Des secteurs prioritaires furent identifiés : le développement rural, l'éducation, les services médicaux, l'emploi, la protection environnementale, la distribution de revenus et le système de sécurité sociale. Les premières mesures appliquées au nom de cette “Société Harmonieuse” ont concerné la suppression de l'imposition du secteur agricole, la valorisation du salaire minimum et l'élargissement de la couverture sociale.

Depuis le slogan “Enrichissez-vous” lancé par Deng Xiaoping en 1978 au peuple chinois, le Président Hu Gintao, aujourd'hui, appelle au renforcement, davantage encore, du secteur privé, laissant entendre que la réussite de cette politique de “ société harmonieuse ” aurait un impact considérable, non pas simplement sur la Chine mais sur l'humanité tout entière, compte tenu de son poids démographique et économique.

Quelle ère exceptionnelle nous vivons alors en ce XXIe siècle où des pays d'histoires, de cultures, d'orientations idéologiques et de racines différentes se retrouvent autour de “ l'humain ”, autour de la consolidation des droits économiques, sociaux et culturels, autour de la lutte contre les disparités sociales et territoriales !

Ne sont-ce pas ces mêmes principes globaux qui ont présidé au lancement, en mai 2005, de ce “chantier de règne” lancé par Sa Majesté le Roi Mohammed VI qu'a représenté l'Initiative nationale de développement humain qui vise à réduire la pauvreté, la précarité et l'exclusion sociale, à développer des capacités, à soutenir les activités génératrices de revenus, à améliorer les conditions d'accès aux services et infrastructures de base telles que la santé, l'éducation, les routes, l'eau, l'assainissement ou la protection de l'environnement…. ?

Chacun de nos deux pays, dans le respect de leurs traditions politiques, culturelles et civilisationnelles, recherche, selon sa propre voie, à consolider une société moderne, qui réhabilite les valeurs de solidarité sociale et spatiale, qui compte sur la société privée et civile et, en définitive, promeut un développement économique plaçant au centre de ses priorités l'élément humain, l'emploi des jeunes, la promotion du monde rural, la qualification des ressources humaines et la promotion des catégories sociales les plus démunies.

C'est sans doute là la leçon la plus édifiante parmi tant d'autres, liées aux ingrédients de la réussite économique chinoise, que j'ai tirée d'un exaltant voyage au cœur de l'Empire du Milieu, dans la Chine éternelle…
Depuis plus de 25 ans, M. Othman Benjelloun siège au sein du CSIS en tant que Conseiller international.
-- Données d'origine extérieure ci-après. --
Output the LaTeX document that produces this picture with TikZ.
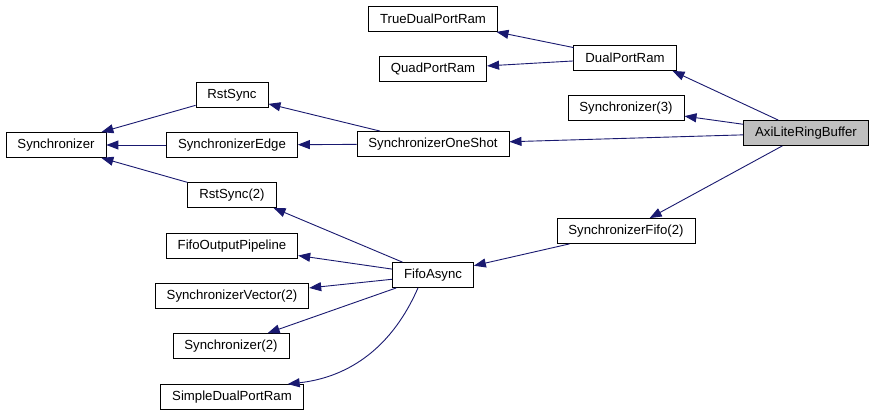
\documentclass[tikz,border=0pt]{standalone}
\usepackage{fontspec}
\setmainfont{Liberation Sans}
\usepackage{xcolor}
\usepackage{tikz}
\usetikzlibrary{arrows.meta}
\definecolor{midblue}{HTML}{191970}

\begin{document}
\begin{tikzpicture}[
    x=1pt, y=-1pt,
    cls/.style={rectangle, draw=black, fill=white, line width=0.8pt, minimum height=25pt, inner xsep=11.5pt, inner ysep=0pt, font=\fontsize{13.2}{15}\selectfont},
    focus/.style={cls, fill=black!25},
    dep/.style={draw=midblue, line width=0.9pt, -{Triangle[length=12pt,width=9pt]}}
]
\useasboundingbox[fill=white] (0,0) rectangle (875,417);

\node[cls] (tdpr) at (433,19) {TrueDualPortRam};
\node[cls] (qpr) at (433,69) {QuadPortRam};
\node[cls] (dpr) at (625,58) {DualPortRam};
\node[cls] (sync3) at (626,108) {Synchronizer(3)};
\node[focus] (axi) at (806,133) {AxiLiteRingBuffer};
\node[cls] (oneshot) at (433,144) {SynchronizerOneShot};
\node[cls] (syncfifo) at (626,231) {SynchronizerFifo(2)};
\node[cls] (fifo) at (433,275) {FifoAsync};

\node[cls] (sync) at (56,145) {Synchronizer};
\node[cls] (rst) at (232,95) {RstSync};
\node[cls] (edge) at (232,145) {SynchronizerEdge};
\node[cls] (rst2) at (232,195) {RstSync(2)};
\node[cls] (fop) at (232,246) {FifoOutputPipeline};
\node[cls] (sv2) at (232,296) {SynchronizerVector(2)};
\node[cls] (s2) at (231,346) {Synchronizer(2)};
\node[cls] (sdpr) at (232,397) {SimpleDualPortRam};

\draw[dep] (dpr) -- (tdpr);
\draw[dep] (dpr) -- (qpr);
\draw[dep] (axi) -- ([xshift=-4pt]dpr.south east);
\draw[dep] (axi) -- (sync3);
\draw[dep] (axi) -- (oneshot);
\draw[dep] (axi) -- (syncfifo);
\draw[dep] (oneshot) -- (rst);
\draw[dep] (oneshot) -- (edge);
\draw[dep] (rst) -- (sync);
\draw[dep] (edge) -- (sync);
\draw[dep] (rst2) -- (sync);
\draw[dep] (syncfifo) -- (fifo);
\draw[dep] (fifo) -- ([xshift=-3pt]rst2.south east);
\draw[dep] (fifo) -- (fop);
\draw[dep] (fifo) -- (sv2);
\draw[dep] (fifo) -- (s2);
\draw[dep] ([xshift=-15pt]fifo.south) to[bend left=30] ([xshift=-16pt]sdpr.north east);
\end{tikzpicture}
\end{document}
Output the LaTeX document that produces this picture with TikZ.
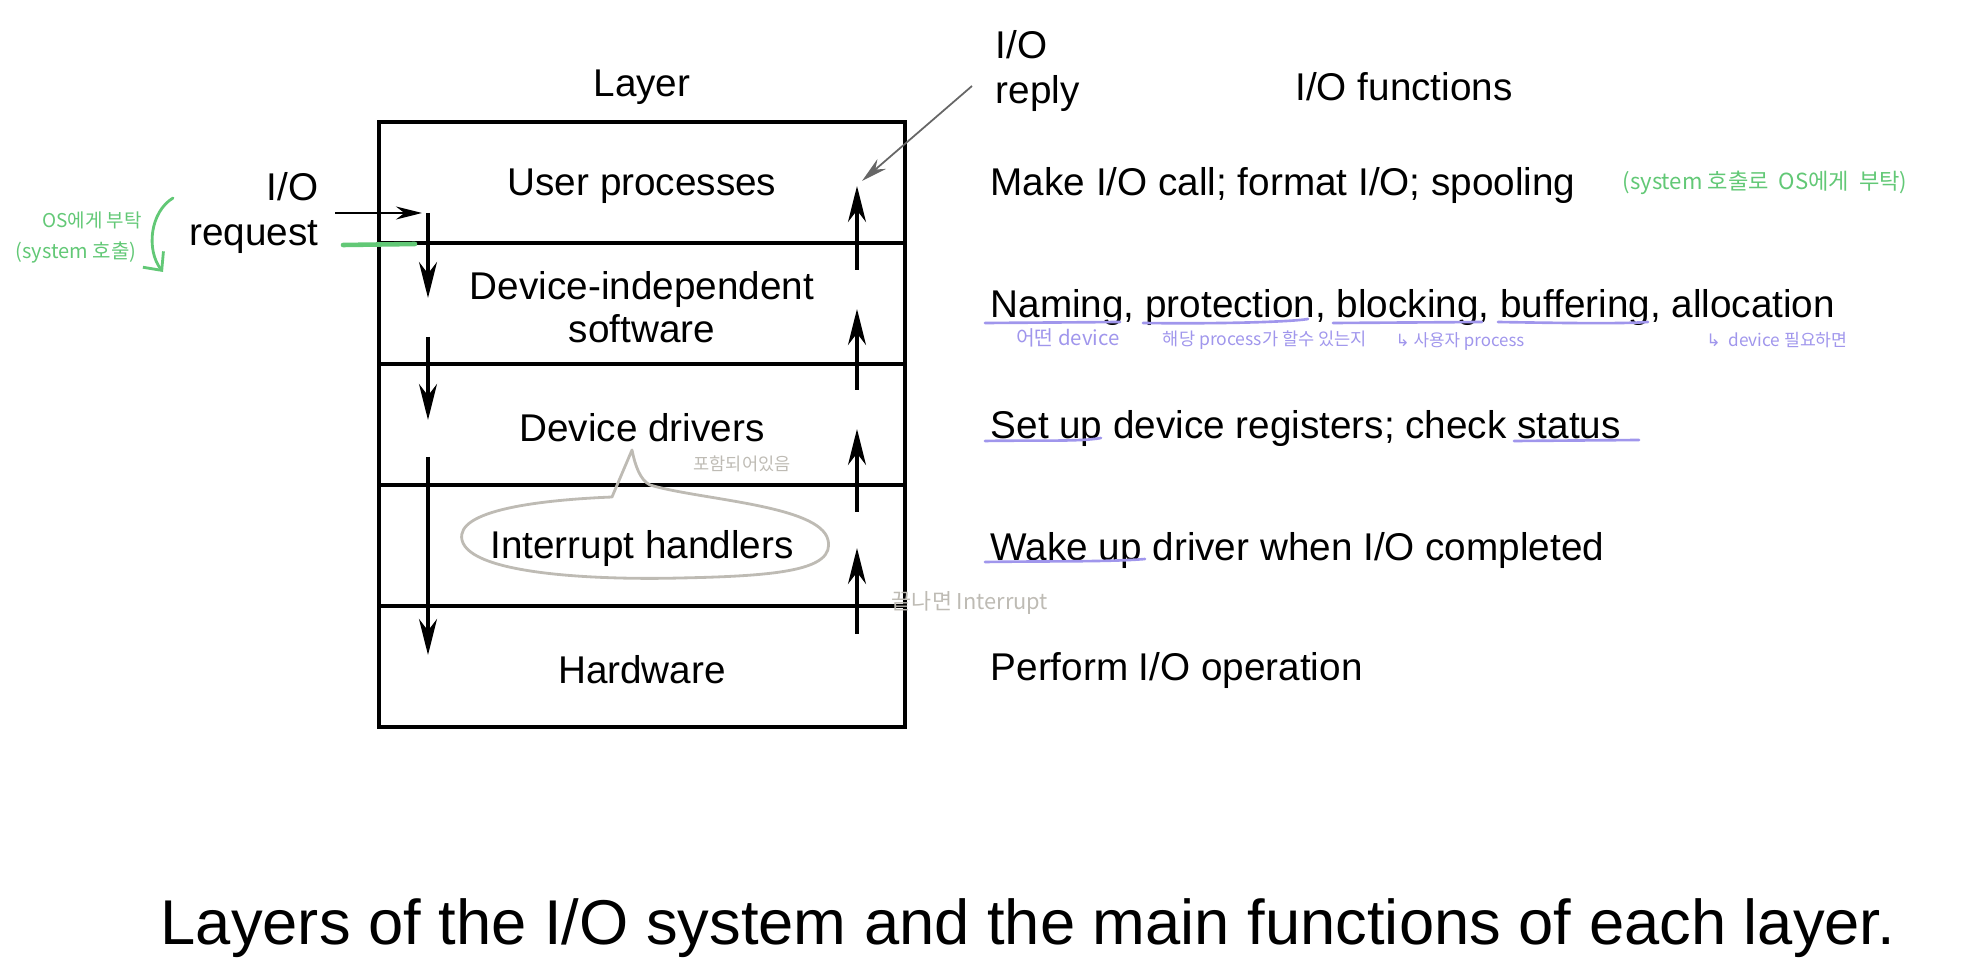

A ce titre, il a pris part à la réunion des International Councillors qui s'est tenue du 11 au 13 octobre à Pékin, en République populaire de Chine, sous la présidence du Dr Henri Kissinger, ancien secrétaire d'Etat américain et prix Nobel de la Paix.

Le CSIS, Centre des études stratégiques et internationales, basé à Washington, rassemble plusieurs personnalités du monde politique, des affaires et de la culture.

Plus de 25 programmes sont conduits par le CSIS autour de 3 thèmes essentiels : la politique de sécurité et de défense, les défis globaux que représentent les questions de démographie, de sécurité énergétique, de santé, des technologies, du système économique et financier international ainsi que les transformations régionales dans le monde.

M. Othman Benjelloun donne, dans le présent article, la quintessence de ces 3 journées de rencontre auxquelles ont également participé plusieurs membres du gouvernement chinois.